[Instructions for the task]:
Your task is to restate the data word for word.
[Start]
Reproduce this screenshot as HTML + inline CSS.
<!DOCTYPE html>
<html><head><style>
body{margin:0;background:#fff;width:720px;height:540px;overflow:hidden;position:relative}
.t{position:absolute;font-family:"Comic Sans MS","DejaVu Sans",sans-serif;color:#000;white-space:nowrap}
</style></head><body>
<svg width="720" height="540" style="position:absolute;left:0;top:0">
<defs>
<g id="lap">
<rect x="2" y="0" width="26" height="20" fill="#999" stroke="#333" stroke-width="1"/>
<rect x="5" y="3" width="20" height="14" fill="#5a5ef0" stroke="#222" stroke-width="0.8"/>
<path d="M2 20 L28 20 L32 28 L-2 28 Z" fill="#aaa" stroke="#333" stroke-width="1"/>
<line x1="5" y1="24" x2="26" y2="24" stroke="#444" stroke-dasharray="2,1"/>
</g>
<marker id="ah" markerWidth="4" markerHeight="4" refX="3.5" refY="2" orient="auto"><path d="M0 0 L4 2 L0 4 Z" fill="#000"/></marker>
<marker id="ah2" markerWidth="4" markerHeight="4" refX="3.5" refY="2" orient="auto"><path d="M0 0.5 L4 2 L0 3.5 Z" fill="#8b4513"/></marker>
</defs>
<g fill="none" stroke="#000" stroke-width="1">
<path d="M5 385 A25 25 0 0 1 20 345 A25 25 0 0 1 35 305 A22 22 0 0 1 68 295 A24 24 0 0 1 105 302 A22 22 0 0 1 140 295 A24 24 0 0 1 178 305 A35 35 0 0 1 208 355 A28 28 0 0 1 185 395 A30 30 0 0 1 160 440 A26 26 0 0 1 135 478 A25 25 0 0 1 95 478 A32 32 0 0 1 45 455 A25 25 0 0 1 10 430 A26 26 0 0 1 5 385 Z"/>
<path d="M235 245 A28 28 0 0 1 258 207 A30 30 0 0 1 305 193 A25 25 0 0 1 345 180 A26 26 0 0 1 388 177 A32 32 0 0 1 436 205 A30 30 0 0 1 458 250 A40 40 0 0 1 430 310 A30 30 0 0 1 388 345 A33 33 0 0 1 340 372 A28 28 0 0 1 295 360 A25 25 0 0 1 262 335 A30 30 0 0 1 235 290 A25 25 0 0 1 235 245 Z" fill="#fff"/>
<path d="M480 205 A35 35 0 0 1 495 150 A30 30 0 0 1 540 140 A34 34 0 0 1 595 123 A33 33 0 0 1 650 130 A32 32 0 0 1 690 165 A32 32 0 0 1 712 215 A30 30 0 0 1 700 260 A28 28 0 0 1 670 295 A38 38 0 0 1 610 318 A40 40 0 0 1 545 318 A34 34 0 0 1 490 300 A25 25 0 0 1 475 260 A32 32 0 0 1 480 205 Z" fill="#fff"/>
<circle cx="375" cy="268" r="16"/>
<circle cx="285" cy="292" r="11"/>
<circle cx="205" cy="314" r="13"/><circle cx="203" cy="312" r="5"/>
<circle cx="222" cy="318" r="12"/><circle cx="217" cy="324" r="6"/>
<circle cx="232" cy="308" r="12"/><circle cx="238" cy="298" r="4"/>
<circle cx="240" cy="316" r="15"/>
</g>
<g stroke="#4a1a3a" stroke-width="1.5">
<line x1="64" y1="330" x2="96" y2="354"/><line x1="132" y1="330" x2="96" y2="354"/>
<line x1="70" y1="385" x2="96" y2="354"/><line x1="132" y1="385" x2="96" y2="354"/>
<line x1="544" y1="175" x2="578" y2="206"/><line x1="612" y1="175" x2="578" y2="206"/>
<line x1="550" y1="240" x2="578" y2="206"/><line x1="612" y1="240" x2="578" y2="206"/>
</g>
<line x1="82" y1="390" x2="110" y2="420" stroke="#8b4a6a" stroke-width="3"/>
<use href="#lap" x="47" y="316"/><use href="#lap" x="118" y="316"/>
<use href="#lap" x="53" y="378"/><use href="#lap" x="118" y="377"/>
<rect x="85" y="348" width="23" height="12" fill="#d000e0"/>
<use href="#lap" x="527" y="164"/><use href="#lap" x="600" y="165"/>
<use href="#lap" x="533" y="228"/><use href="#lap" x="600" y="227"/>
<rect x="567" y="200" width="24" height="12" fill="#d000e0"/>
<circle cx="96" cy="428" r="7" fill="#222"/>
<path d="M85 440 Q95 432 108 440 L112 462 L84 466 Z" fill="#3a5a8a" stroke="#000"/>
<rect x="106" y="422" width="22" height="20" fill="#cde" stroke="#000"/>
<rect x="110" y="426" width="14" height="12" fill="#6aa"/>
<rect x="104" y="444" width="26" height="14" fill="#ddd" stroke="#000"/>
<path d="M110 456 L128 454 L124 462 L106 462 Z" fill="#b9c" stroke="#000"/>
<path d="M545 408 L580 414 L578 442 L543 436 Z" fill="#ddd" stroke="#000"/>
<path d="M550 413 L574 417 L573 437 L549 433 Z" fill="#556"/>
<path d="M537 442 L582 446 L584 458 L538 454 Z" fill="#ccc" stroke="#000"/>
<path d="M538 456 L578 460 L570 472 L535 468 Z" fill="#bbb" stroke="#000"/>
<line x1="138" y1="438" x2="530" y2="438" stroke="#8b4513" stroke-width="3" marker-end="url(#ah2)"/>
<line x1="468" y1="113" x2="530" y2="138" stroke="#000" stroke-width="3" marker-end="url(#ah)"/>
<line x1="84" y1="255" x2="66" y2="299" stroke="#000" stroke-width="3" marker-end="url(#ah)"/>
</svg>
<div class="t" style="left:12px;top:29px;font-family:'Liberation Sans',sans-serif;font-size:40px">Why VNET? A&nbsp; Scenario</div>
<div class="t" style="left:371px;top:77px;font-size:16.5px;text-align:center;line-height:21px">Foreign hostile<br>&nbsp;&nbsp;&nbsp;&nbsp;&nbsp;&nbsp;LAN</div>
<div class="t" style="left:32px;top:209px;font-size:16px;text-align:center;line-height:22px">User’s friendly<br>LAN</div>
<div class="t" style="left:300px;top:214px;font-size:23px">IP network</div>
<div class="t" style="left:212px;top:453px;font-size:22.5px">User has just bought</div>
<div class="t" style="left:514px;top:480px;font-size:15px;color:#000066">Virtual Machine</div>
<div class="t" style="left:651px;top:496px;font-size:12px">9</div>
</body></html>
[End]
[Complete response]:
Reproduce this screenshot as HTML + inline CSS.
<!DOCTYPE html>
<html><head><style>
body{margin:0;background:#fff;width:720px;height:540px;overflow:hidden;position:relative}
.t{position:absolute;font-family:"Comic Sans MS","DejaVu Sans",sans-serif;color:#000;white-space:nowrap}
</style></head><body>
<svg width="720" height="540" style="position:absolute;left:0;top:0">
<defs>
<g id="lap">
<rect x="2" y="0" width="26" height="20" fill="#999" stroke="#333" stroke-width="1"/>
<rect x="5" y="3" width="20" height="14" fill="#5a5ef0" stroke="#222" stroke-width="0.8"/>
<path d="M2 20 L28 20 L32 28 L-2 28 Z" fill="#aaa" stroke="#333" stroke-width="1"/>
<line x1="5" y1="24" x2="26" y2="24" stroke="#444" stroke-dasharray="2,1"/>
</g>
<marker id="ah" markerWidth="4" markerHeight="4" refX="3.5" refY="2" orient="auto"><path d="M0 0 L4 2 L0 4 Z" fill="#000"/></marker>
<marker id="ah2" markerWidth="4" markerHeight="4" refX="3.5" refY="2" orient="auto"><path d="M0 0.5 L4 2 L0 3.5 Z" fill="#8b4513"/></marker>
</defs>
<g fill="none" stroke="#000" stroke-width="1">
<path d="M5 385 A25 25 0 0 1 20 345 A25 25 0 0 1 35 305 A22 22 0 0 1 68 295 A24 24 0 0 1 105 302 A22 22 0 0 1 140 295 A24 24 0 0 1 178 305 A35 35 0 0 1 208 355 A28 28 0 0 1 185 395 A30 30 0 0 1 160 440 A26 26 0 0 1 135 478 A25 25 0 0 1 95 478 A32 32 0 0 1 45 455 A25 25 0 0 1 10 430 A26 26 0 0 1 5 385 Z"/>
<path d="M235 245 A28 28 0 0 1 258 207 A30 30 0 0 1 305 193 A25 25 0 0 1 345 180 A26 26 0 0 1 388 177 A32 32 0 0 1 436 205 A30 30 0 0 1 458 250 A40 40 0 0 1 430 310 A30 30 0 0 1 388 345 A33 33 0 0 1 340 372 A28 28 0 0 1 295 360 A25 25 0 0 1 262 335 A30 30 0 0 1 235 290 A25 25 0 0 1 235 245 Z" fill="#fff"/>
<path d="M480 205 A35 35 0 0 1 495 150 A30 30 0 0 1 540 140 A34 34 0 0 1 595 123 A33 33 0 0 1 650 130 A32 32 0 0 1 690 165 A32 32 0 0 1 712 215 A30 30 0 0 1 700 260 A28 28 0 0 1 670 295 A38 38 0 0 1 610 318 A40 40 0 0 1 545 318 A34 34 0 0 1 490 300 A25 25 0 0 1 475 260 A32 32 0 0 1 480 205 Z" fill="#fff"/>
<circle cx="375" cy="268" r="16"/>
<circle cx="285" cy="292" r="11"/>
<circle cx="205" cy="314" r="13"/><circle cx="203" cy="312" r="5"/>
<circle cx="222" cy="318" r="12"/><circle cx="217" cy="324" r="6"/>
<circle cx="232" cy="308" r="12"/><circle cx="238" cy="298" r="4"/>
<circle cx="240" cy="316" r="15"/>
</g>
<g stroke="#4a1a3a" stroke-width="1.5">
<line x1="64" y1="330" x2="96" y2="354"/><line x1="132" y1="330" x2="96" y2="354"/>
<line x1="70" y1="385" x2="96" y2="354"/><line x1="132" y1="385" x2="96" y2="354"/>
<line x1="544" y1="175" x2="578" y2="206"/><line x1="612" y1="175" x2="578" y2="206"/>
<line x1="550" y1="240" x2="578" y2="206"/><line x1="612" y1="240" x2="578" y2="206"/>
</g>
<line x1="82" y1="390" x2="110" y2="420" stroke="#8b4a6a" stroke-width="3"/>
<use href="#lap" x="47" y="316"/><use href="#lap" x="118" y="316"/>
<use href="#lap" x="53" y="378"/><use href="#lap" x="118" y="377"/>
<rect x="85" y="348" width="23" height="12" fill="#d000e0"/>
<use href="#lap" x="527" y="164"/><use href="#lap" x="600" y="165"/>
<use href="#lap" x="533" y="228"/><use href="#lap" x="600" y="227"/>
<rect x="567" y="200" width="24" height="12" fill="#d000e0"/>
<circle cx="96" cy="428" r="7" fill="#222"/>
<path d="M85 440 Q95 432 108 440 L112 462 L84 466 Z" fill="#3a5a8a" stroke="#000"/>
<rect x="106" y="422" width="22" height="20" fill="#cde" stroke="#000"/>
<rect x="110" y="426" width="14" height="12" fill="#6aa"/>
<rect x="104" y="444" width="26" height="14" fill="#ddd" stroke="#000"/>
<path d="M110 456 L128 454 L124 462 L106 462 Z" fill="#b9c" stroke="#000"/>
<path d="M545 408 L580 414 L578 442 L543 436 Z" fill="#ddd" stroke="#000"/>
<path d="M550 413 L574 417 L573 437 L549 433 Z" fill="#556"/>
<path d="M537 442 L582 446 L584 458 L538 454 Z" fill="#ccc" stroke="#000"/>
<path d="M538 456 L578 460 L570 472 L535 468 Z" fill="#bbb" stroke="#000"/>
<line x1="138" y1="438" x2="530" y2="438" stroke="#8b4513" stroke-width="3" marker-end="url(#ah2)"/>
<line x1="468" y1="113" x2="530" y2="138" stroke="#000" stroke-width="3" marker-end="url(#ah)"/>
<line x1="84" y1="255" x2="66" y2="299" stroke="#000" stroke-width="3" marker-end="url(#ah)"/>
</svg>
<div class="t" style="left:12px;top:29px;font-family:'Liberation Sans',sans-serif;font-size:40px">Why VNET? A&nbsp; Scenario</div>
<div class="t" style="left:371px;top:77px;font-size:16.5px;text-align:center;line-height:21px">Foreign hostile<br>&nbsp;&nbsp;&nbsp;&nbsp;&nbsp;&nbsp;LAN</div>
<div class="t" style="left:32px;top:209px;font-size:16px;text-align:center;line-height:22px">User’s friendly<br>LAN</div>
<div class="t" style="left:300px;top:214px;font-size:23px">IP network</div>
<div class="t" style="left:212px;top:453px;font-size:22.5px">User has just bought</div>
<div class="t" style="left:514px;top:480px;font-size:15px;color:#000066">Virtual Machine</div>
<div class="t" style="left:651px;top:496px;font-size:12px">9</div>
</body></html>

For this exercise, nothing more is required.